To achieve this I would like to suggest more details to your current flow:
In the submission script:
- Upload/Refresh any dependencies on the S3 bucket.
- Launch an EC2 instance.
In the EC2 instance:
- Download dependencies.
- Do work.
- Upload the results to S3.
- Terminate instance.
There are 2 simple ways to run commands on an EC2 instance, SSH or use the user-data attribute.
For simplicity, and for your current use case, I would recommend using the user-data method.
First, you need to create an EC2-InstanceProfile with permissions to download/upload to the S3 bucket.
Then you can create an EC2, install any python or pip packages and register it as an AMI.
Here is some reference code:
Note this code is in python3 and suitable only for Windows machines.
submission.py:
import boto3
s3_client = boto3.client('s3')
ec2 = boto3.resource('ec2')
deps = {
'remote' : [
"/path/to/s3-bucket/obj.txt"
],
'local' : [
"/path/to/local-directory/obj.txt"
]
}
for remote, local in zip(deps['remote'], deps['local']):
s3_client.upload_file(local, bucket_name, remote)
user_data = f"""<powershell>
cd {path_to_instance_worker_dir}; python {path_to_instance_worker_script}
</powershell>
"""
instance = ec2.create_instances(
MinCount=1,
MaxCount=1,
ImageId=image_id,
InstanceType=your_ec2_type,
KeyName=your_key_name,
IamInstanceProfile={
'Name': instance_profile_name
},
SecurityGroupIds=[
instance_security_group,
],
UserData=user_data
)
instance_worker:
import boto3
s3_client = boto3.client('s3')
deps = {
'remote' : [
"/path/to/s3-bucket/obj.txt"
],
'local' : [
"/path/to/local-directory/obj.txt"
]
}
for remote, local in zip(deps['remote'], deps['local']):
s3_client.download_file(bucket_name, remote, local)
result = do_work()
# write results to file
s3_client.upload_file(result_file, bucket_name, result_remote)
# Get the instance ID from inside (This is only for Windows machines)
p = subprocess.Popen(["powershell.exe", "(Invoke-WebRequest -Uri 'http://169.254.169.254/latest/meta-data/instance-id').Content"])
out = p.communicate()[0]
instance_id = str(out.strip().decode('ascii'))

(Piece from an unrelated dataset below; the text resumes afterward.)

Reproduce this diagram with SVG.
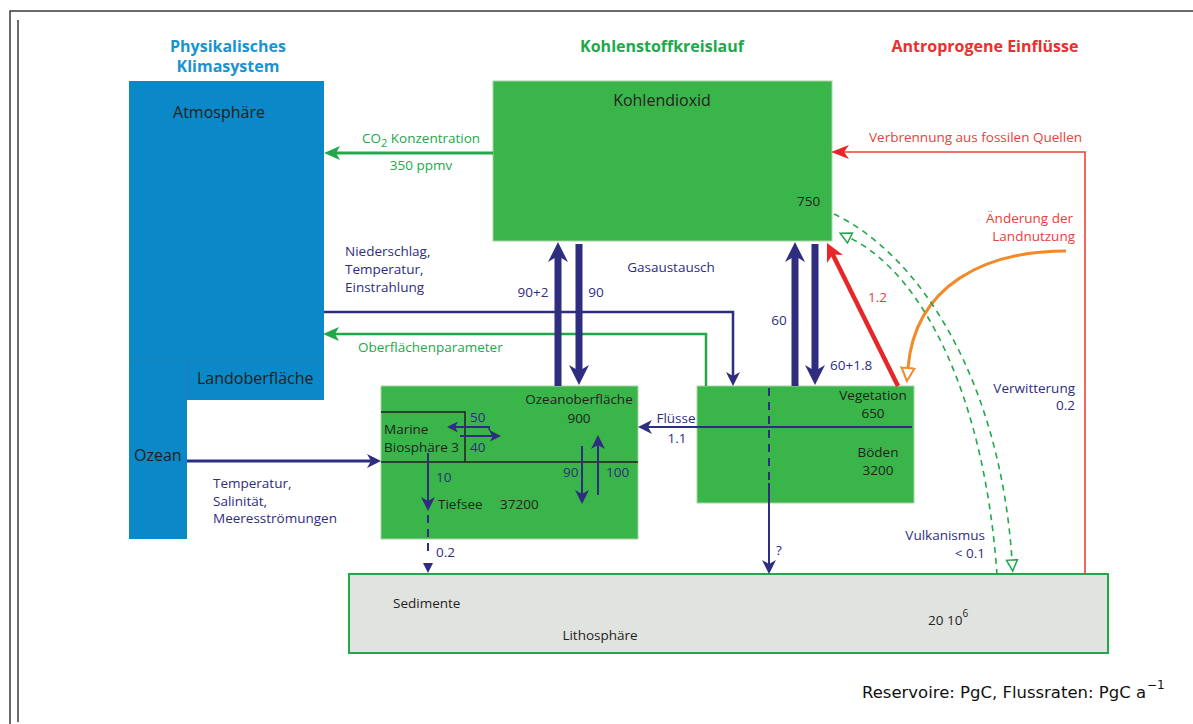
<svg xmlns="http://www.w3.org/2000/svg" width="1193" height="724" viewBox="0 0 1193 724">
<style>
text{font-family:"Open Sans","Liberation Sans",sans-serif}
.h{font-weight:bold;font-size:16px}
.hb{fill:#1b93d1}.hg{fill:#22a84a}.hr{fill:#e8302e}
.bl{font-size:16px;fill:#231f20}
.bs{font-size:13.5px;fill:#231f20}
.nv{font-size:13.5px;fill:#2e2d7f}
.gt{font-size:13.5px;fill:#22a84a}
.rt{font-size:13.5px;fill:#e8403a}
.note{font-family:"DejaVu Sans",sans-serif;fill:#111}
.box{fill:#39b54a;stroke:#a6d3a6;stroke-width:1}
.nav{stroke:#2e2d7f;fill:none}
.thick{stroke:#2e2d7f;stroke-width:7;fill:none}
.gd{stroke:#22a84a;stroke-width:1.6;fill:none;stroke-dasharray:6 5}
</style>
<defs>
<marker id="mThick" markerUnits="userSpaceOnUse" viewBox="0 0 20 20" markerWidth="20" markerHeight="20" refX="10" refY="10" orient="auto"><path d="M0,0 L20,10 L0,20 L6,10 z" fill="#2e2d7f"/></marker>
<marker id="mNav" markerUnits="userSpaceOnUse" viewBox="0 0 14 14" markerWidth="14" markerHeight="14" refX="7" refY="7" orient="auto"><path d="M0,0 L14,7 L0,14 L4,7 z" fill="#2e2d7f"/></marker>
<marker id="mNavS" markerUnits="userSpaceOnUse" viewBox="0 0 11 11" markerWidth="11" markerHeight="11" refX="5" refY="5.5" orient="auto"><path d="M0,0 L11,5.5 L0,11 L3,5.5 z" fill="#2e2d7f"/></marker>
<marker id="mGreen" markerUnits="userSpaceOnUse" viewBox="0 0 16 14" markerWidth="16" markerHeight="14" refX="8" refY="7" orient="auto"><path d="M0,0 L16,7 L0,14 L4,7 z" fill="#22a84a"/></marker>
<marker id="mRed" markerUnits="userSpaceOnUse" viewBox="0 0 18 14" markerWidth="18" markerHeight="14" refX="8" refY="7" orient="auto"><path d="M0,0 L18,7 L0,14 L5,7 z" fill="#e8262a"/></marker>
<marker id="mRedT" markerUnits="userSpaceOnUse" viewBox="0 0 18 18" markerWidth="18" markerHeight="18" refX="9" refY="9" orient="auto"><path d="M0,0 L18,9 L0,18 L5,9 z" fill="#e8262a"/></marker>
<marker id="mOr" markerUnits="userSpaceOnUse" viewBox="0 0 16 16" markerWidth="16" markerHeight="16" refX="1" refY="8" orient="auto"><path d="M1,1.5 L14,8 L1,14.5 z" fill="#fff" stroke="#f28a2a" stroke-width="2"/></marker>
<marker id="mGo" markerUnits="userSpaceOnUse" viewBox="0 0 14 14" markerWidth="14" markerHeight="14" refX="1" refY="7" orient="auto"><path d="M1,1.5 L12,7 L1,12.5 z" fill="#fff" stroke="#22a84a" stroke-width="1.5"/></marker>
</defs>

<g id="frame" stroke="#3a3a3a" stroke-width="1.5" fill="none">
<path d="M10,724 V11 H1193"/>
<path d="M18,20 V722"/>
</g>

<g id="headers">
<text class="h hb" x="228" y="52" text-anchor="middle">Physikalisches</text>
<text class="h hb" x="228" y="72" text-anchor="middle">Klimasystem</text>
<text class="h hg" x="662" y="52" text-anchor="middle">Kohlenstoffkreislauf</text>
<text class="h hr" x="985" y="52" text-anchor="middle">Antroprogene Einflüsse</text>
</g>

<g id="atmosphere">
<path d="M129,81 H324 V400 H187 V539 H129 Z" fill="#0a88c8"/>
<path d="M129,360 H324 M187,360 V400" stroke="#2a78ae" stroke-width="0.8" fill="none"/>
<text class="bl" x="219" y="118" text-anchor="middle">Atmosphäre</text>
<text class="bl" x="197" y="384">Landoberfläche</text>
<text class="bl" x="134" y="461">Ozean</text>
</g>

<g id="kohlendioxid">
<rect class="box" x="493" y="81" width="339" height="160"/>
<text class="bl" x="662" y="106" text-anchor="middle">Kohlendioxid</text>
<text class="bs" x="797" y="206">750</text>
</g>

<g id="ocean">
<rect class="box" x="381" y="386" width="257" height="153"/>
<path d="M381,412 H465 V462 M381,462 H638" stroke="#231f20" stroke-width="1.5" fill="none"/>
<text class="bs" x="579" y="404" text-anchor="middle">Ozeanoberfläche</text>
<text class="bs" x="579" y="423" text-anchor="middle">900</text>
<text class="bs" x="384" y="434">Marine</text>
<text class="bs" x="384" y="452">Biosphäre 3</text>
<text class="nv" x="470" y="422">50</text>
<text class="nv" x="470" y="452">40</text>
<text class="nv" x="436" y="482">10</text>
<text class="bs" x="438" y="509">Tiefsee</text>
<text class="bs" x="500" y="509">37200</text>
<text class="nv" x="563" y="477">90</text>
<text class="nv" x="606" y="477">100</text>
</g>

<g id="land">
<rect class="box" x="697" y="386" width="217" height="117"/>
<text class="bs" x="873" y="400" text-anchor="middle">Vegetation</text>
<text class="bs" x="873" y="418" text-anchor="middle">650</text>
<text class="bs" x="878" y="457" text-anchor="middle">Böden</text>
<text class="bs" x="878" y="475" text-anchor="middle">3200</text>
</g>

<g id="lithosphere">
<rect x="349" y="574" width="759" height="79" fill="#e1e3e1" stroke="#22a84a" stroke-width="2"/>
<text class="bs" x="393" y="608">Sedimente</text>
<text class="bs" x="600" y="640" text-anchor="middle">Lithosphäre</text>
<text class="bs" x="928" y="625">20 10<tspan dy="-8" font-size="10">6</tspan></text>
</g>

<g id="connectors">
<path d="M493,153 H332" stroke="#22a84a" stroke-width="3" fill="none" marker-end="url(#mGreen)"/>
<path d="M324,312 H733 V379" class="nav" stroke-width="2.5" marker-end="url(#mNav)"/>
<path d="M706,386 V334 H331" stroke="#22a84a" stroke-width="2.5" fill="none" marker-end="url(#mGreen)"/>
<path d="M187,461 H374" class="nav" stroke-width="3" marker-end="url(#mNav)"/>
<path d="M912,427 H645" class="nav" stroke-width="2" marker-end="url(#mNav)"/>
<path d="M558,386 V252" class="thick" marker-end="url(#mThick)"/>
<path d="M579,244 V375" class="thick" marker-end="url(#mThick)"/>
<path d="M795,386 V252" class="thick" marker-end="url(#mThick)"/>
<path d="M815,244 V375" class="thick" marker-end="url(#mThick)"/>
<path d="M898,386 L831,251" stroke="#e8262a" stroke-width="4.5" fill="none" marker-end="url(#mRedT)"/>
<path d="M1085,574 V152 H841" stroke="#ef4136" stroke-width="1.6" fill="none" marker-end="url(#mRed)"/>
<path d="M1066,251 C985,251 915,285 908,368" stroke="#f28a2a" stroke-width="3" fill="none" marker-end="url(#mOr)"/>
<path d="M834,214 C920,255 1000,380 1012,560" class="gd" marker-end="url(#mGo)"/>
<path d="M997,575 C985,400 925,275 850,238" class="gd" marker-end="url(#mGo)"/>
<path d="M490,427 H453" class="nav" stroke-width="2" marker-end="url(#mNavS)"/>
<path d="M488,427 L493,436" class="nav" stroke-width="1.5"/>
<path d="M460,436 H495" class="nav" stroke-width="2" marker-end="url(#mNavS)"/>
<path d="M582,446 V497" class="nav" stroke-width="2" marker-end="url(#mNav)"/>
<path d="M598,495 V442" class="nav" stroke-width="2" marker-end="url(#mNav)"/>
<path d="M428,453 V504" class="nav" stroke-width="2" marker-end="url(#mNav)"/>
<path d="M428,515 V557" class="nav" stroke-width="2" stroke-dasharray="8 6"/>
<path d="M423,563 L433,563 L428,573 Z" fill="#2e2d7f"/>
<path d="M769,388 V483" class="nav" stroke-width="2" stroke-dasharray="8 6"/>
<path d="M769,483 V567" class="nav" stroke-width="2" marker-end="url(#mNav)"/>
</g>

<g id="labels">
<text class="gt" x="362" y="143">CO<tspan dy="4" font-size="11">2</tspan><tspan dy="-4"> Konzentration</tspan></text>
<text class="gt" x="421" y="170" text-anchor="middle">350 ppmv</text>
<text class="nv" x="345" y="256">Niederschlag,</text>
<text class="nv" x="345" y="274">Temperatur,</text>
<text class="nv" x="345" y="292">Einstrahlung</text>
<text class="gt" x="358" y="352">Oberflächenparameter</text>
<text class="nv" x="213" y="488">Temperatur,</text>
<text class="nv" x="213" y="506">Salinität,</text>
<text class="nv" x="213" y="523">Meeresströmungen</text>
<text class="nv" x="671" y="272" text-anchor="middle">Gasaustausch</text>
<text class="nv" x="533" y="297" text-anchor="middle">90+2</text>
<text class="nv" x="596" y="297" text-anchor="middle">90</text>
<text class="nv" x="779" y="325" text-anchor="middle">60</text>
<text class="nv" x="830" y="370">60+1.8</text>
<text class="rt" x="868" y="302">1.2</text>
<text class="rt" x="1082" y="142" text-anchor="end">Verbrennung aus fossilen Quellen</text>
<text class="rt" x="1073" y="223" text-anchor="end">Änderung der</text>
<text class="rt" x="1075" y="241" text-anchor="end">Landnutzung</text>
<text class="nv" x="1075" y="393" text-anchor="end">Verwitterung</text>
<text class="nv" x="1075" y="410" text-anchor="end">0.2</text>
<text class="nv" x="985" y="540" text-anchor="end">Vulkanismus</text>
<text class="nv" x="985" y="558" text-anchor="end">&lt; 0.1</text>
<text class="nv" x="676" y="423" text-anchor="middle">Flüsse</text>
<text class="nv" x="677" y="443" text-anchor="middle">1.1</text>
<text class="nv" x="436" y="557">0.2</text>
<text class="nv" x="776" y="555">?</text>
<text class="note" x="862" y="698" font-size="16" textLength="284" lengthAdjust="spacingAndGlyphs">Reservoire: PgC, Flussraten: PgC a</text>
<text class="note" x="1147" y="689" font-size="12">−1</text>
</g>
</svg>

ec2_client.terminate_instances(InstanceIds=[instance_id, ])
In this code, I terminate the instance from within, in order to do that you must first obtain the instnace_id, have a look here for more references.
Finally, how do I ensure that the python version that I access via AWS has all the packages that are needed to successfully run my python work script?
In theory, you can use the user data to run any scripts or CLI commands you would like, including installing python and pip dependencies, but if it's too complicated/heavy to install, I would suggest you build an image and launch from it, as mentioned before.